TASK DIRECTIONS:
Find the number of lines below in which the word "this" appears, and write that number only.

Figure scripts
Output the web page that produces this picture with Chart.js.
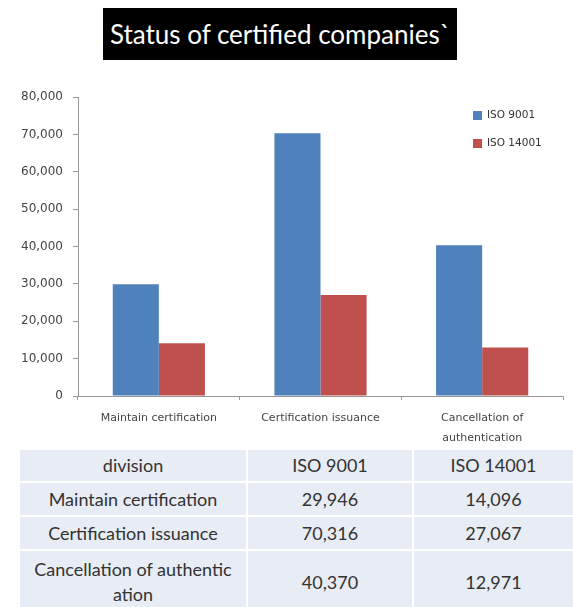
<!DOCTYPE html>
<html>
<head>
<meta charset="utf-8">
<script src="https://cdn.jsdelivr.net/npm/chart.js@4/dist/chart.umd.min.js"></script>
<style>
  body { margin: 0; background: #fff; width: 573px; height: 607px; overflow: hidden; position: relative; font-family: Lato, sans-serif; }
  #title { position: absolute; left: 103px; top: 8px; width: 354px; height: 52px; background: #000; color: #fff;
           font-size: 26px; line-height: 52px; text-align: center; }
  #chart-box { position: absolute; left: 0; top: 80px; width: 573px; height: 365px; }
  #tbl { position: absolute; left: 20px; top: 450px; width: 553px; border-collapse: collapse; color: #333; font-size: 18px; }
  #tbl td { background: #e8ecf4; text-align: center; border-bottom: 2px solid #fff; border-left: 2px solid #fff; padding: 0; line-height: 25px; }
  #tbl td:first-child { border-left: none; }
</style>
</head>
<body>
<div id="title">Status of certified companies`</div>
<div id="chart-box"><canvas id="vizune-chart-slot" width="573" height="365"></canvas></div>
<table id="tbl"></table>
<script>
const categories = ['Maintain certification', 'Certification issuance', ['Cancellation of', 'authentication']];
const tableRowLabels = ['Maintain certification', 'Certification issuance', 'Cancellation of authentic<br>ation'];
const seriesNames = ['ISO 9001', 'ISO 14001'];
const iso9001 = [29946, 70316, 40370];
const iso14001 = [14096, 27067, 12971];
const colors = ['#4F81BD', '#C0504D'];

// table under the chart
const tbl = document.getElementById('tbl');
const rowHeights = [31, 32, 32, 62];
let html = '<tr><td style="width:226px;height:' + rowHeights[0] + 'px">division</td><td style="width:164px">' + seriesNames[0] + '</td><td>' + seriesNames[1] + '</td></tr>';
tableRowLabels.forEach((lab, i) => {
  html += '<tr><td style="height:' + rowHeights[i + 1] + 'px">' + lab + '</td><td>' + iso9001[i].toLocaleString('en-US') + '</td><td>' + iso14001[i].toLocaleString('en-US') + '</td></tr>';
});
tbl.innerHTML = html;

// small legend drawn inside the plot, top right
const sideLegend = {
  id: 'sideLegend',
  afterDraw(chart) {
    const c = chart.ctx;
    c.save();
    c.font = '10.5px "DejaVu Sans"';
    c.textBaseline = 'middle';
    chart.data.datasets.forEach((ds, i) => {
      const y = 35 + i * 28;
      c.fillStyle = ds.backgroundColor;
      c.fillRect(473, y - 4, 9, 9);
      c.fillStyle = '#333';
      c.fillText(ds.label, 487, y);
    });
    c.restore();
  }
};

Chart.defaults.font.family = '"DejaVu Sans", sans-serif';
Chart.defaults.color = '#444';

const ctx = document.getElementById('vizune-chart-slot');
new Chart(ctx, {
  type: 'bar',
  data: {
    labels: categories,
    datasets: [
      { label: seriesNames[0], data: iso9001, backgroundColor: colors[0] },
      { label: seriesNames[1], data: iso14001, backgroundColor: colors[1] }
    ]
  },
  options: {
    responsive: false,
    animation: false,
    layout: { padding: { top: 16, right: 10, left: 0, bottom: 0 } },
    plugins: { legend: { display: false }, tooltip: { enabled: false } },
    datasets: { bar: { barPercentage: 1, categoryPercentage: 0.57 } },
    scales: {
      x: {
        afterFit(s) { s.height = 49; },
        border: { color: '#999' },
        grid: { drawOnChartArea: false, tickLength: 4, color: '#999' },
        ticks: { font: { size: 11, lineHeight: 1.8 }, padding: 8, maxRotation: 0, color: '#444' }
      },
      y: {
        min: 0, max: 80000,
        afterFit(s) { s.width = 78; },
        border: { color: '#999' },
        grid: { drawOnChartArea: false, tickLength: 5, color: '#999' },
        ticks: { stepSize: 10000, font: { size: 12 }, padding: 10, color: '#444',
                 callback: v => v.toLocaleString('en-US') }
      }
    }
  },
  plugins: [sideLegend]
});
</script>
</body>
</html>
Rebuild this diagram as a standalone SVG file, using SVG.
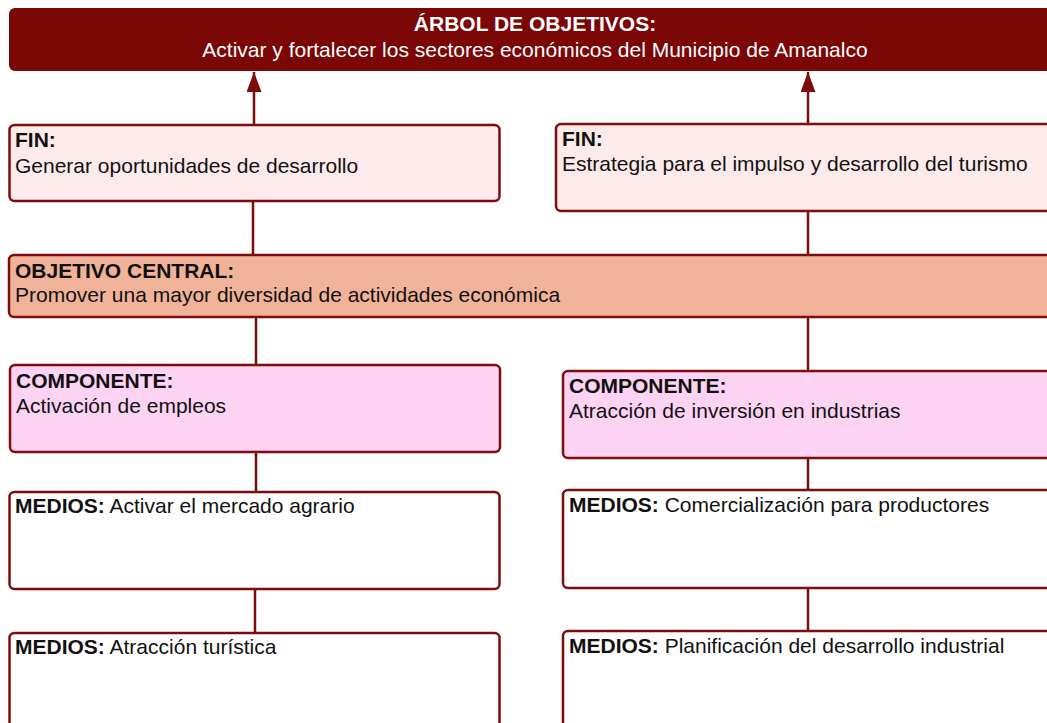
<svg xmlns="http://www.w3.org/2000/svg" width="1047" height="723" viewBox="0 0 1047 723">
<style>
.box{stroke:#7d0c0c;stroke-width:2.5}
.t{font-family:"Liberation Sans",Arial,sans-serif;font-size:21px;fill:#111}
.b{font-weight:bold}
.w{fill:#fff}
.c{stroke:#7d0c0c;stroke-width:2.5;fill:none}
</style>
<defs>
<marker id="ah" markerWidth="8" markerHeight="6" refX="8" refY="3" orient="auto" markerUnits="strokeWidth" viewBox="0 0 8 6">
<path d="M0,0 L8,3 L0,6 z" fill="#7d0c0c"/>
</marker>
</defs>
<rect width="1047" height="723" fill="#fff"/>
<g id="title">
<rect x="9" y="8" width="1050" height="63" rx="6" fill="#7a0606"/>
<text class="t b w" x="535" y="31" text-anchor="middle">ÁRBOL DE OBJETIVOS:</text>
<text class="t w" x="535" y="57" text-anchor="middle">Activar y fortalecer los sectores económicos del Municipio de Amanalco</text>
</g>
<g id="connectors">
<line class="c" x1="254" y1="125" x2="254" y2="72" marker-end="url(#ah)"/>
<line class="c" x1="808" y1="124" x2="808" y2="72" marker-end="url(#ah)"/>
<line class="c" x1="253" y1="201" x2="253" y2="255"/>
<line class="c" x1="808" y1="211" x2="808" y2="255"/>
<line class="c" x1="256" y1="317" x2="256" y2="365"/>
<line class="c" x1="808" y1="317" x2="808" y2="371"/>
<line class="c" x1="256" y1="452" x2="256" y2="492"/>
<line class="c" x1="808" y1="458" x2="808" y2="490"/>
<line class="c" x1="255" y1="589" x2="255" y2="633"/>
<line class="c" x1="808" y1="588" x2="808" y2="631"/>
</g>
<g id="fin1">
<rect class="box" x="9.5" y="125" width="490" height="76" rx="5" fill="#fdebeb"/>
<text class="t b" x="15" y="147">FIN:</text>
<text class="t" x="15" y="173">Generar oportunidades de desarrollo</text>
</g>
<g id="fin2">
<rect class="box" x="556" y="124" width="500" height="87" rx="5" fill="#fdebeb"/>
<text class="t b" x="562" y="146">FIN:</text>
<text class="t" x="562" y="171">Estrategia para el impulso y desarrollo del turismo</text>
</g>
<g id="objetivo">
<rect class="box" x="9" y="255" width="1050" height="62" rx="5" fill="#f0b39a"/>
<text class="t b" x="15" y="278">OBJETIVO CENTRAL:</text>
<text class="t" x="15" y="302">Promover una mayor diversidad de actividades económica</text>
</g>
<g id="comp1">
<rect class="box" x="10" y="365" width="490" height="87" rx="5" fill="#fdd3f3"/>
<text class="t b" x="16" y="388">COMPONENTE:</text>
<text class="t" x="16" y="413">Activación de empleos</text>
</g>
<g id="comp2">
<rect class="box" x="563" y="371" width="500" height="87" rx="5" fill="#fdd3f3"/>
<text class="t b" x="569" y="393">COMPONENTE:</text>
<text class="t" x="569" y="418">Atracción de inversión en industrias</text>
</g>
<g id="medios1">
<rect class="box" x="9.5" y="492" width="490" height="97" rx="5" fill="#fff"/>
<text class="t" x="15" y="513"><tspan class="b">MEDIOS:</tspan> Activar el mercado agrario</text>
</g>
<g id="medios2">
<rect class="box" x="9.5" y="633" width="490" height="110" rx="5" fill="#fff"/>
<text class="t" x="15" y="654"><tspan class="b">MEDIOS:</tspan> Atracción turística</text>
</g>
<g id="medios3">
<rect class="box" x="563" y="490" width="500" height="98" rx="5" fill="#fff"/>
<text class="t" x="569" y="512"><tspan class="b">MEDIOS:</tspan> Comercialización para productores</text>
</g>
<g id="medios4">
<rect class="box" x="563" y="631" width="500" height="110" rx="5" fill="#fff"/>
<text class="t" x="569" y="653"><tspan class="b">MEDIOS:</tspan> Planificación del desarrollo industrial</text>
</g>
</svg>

REPLY:
2